Plant labels are a good way to keep track of the new crops popping up in the garden. Photo / Richard Robinson
Plant labels are a good way to keep track of the new crops popping up in the garden. Photo / Richard Robinson

With so many new plants appearing in the garden in the warm-up to winter, it's sometimes hard to remember what's what, especially if you're doing a no-dig, companion-planted, square-metre, crop-rotated, organic garden. Trying to pick the carrots from the celery or the onions from the leeks or the cabbage from the broccoli is disorienting.

When you buy plants by the punnet you usually get a small plastic label. Mine will inevitably get lost somewhere between the store and the garden. We usually buy or save seed so can't take advantage of the garden centre labels anyway. If you're the alpha gardener at your place then you'll probably know precisely where everything is, but what if you want something watered or harvested? Because you're the only one who knows where things are it's usually easier to just do it yourself otherwise you send out for a pumpkin and they come back with a rock melon.

The labels - or signs as I'm proposing here - tell everybody where everything is.

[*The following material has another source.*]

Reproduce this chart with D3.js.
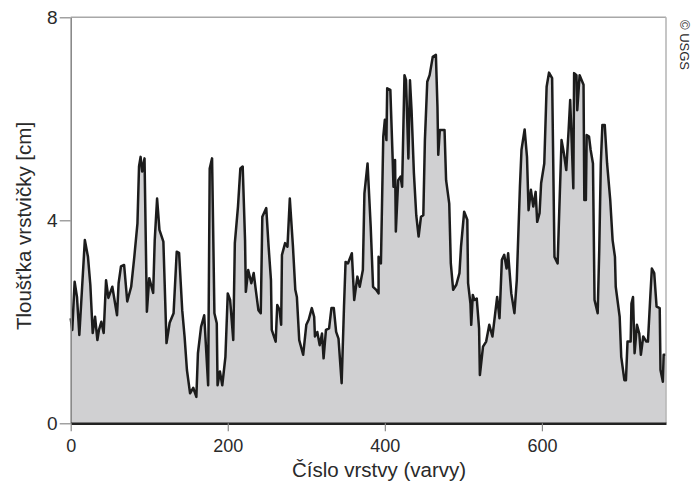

As I write this my wife has asked me to water the green crop and carrots she'd sowed yesterday. Because we had a big-as "Green Crop" sign it wasn't hard to spot where she meant. The traditional plant label has the name of the plant, date of planting and how many seeds were sown and although I had this process drilled into me I am still a little resistant to the idea of it - in other words, slack. The information on the label, should you choose to use one, can be important, especially for all you journal keepers out there. Knowing how long ago you planted your seed helps you keep track of progress. You can compare one propagation with another; evaluate different planting mixes, techniques and propagation positions. To me this all sounds like tantric gardening so I usually don't bother, but I do love to decorate the garden. Introducing veggie paintings certainly brightens up those empty autumn beds as well as making the garden a lot easier to navigate and understand ... for everybody.

Step 1

Using plywood or any flat timber, draw a vegetable silhouette and cut out with a jig saw.

Step 2

File any rough edges.

Step 3

If you're worried about weathering, paint with white acrylic paint to seal.

Step 4

Paint the basic colour and details. I've used artist acrylics but just use whatever you've got. I used hardwood veneer for some of our labels and rubbed the paint into the grain with a rag, which gave a really nice finish.

Step 5

Glue or screw a stake on to the back of the label.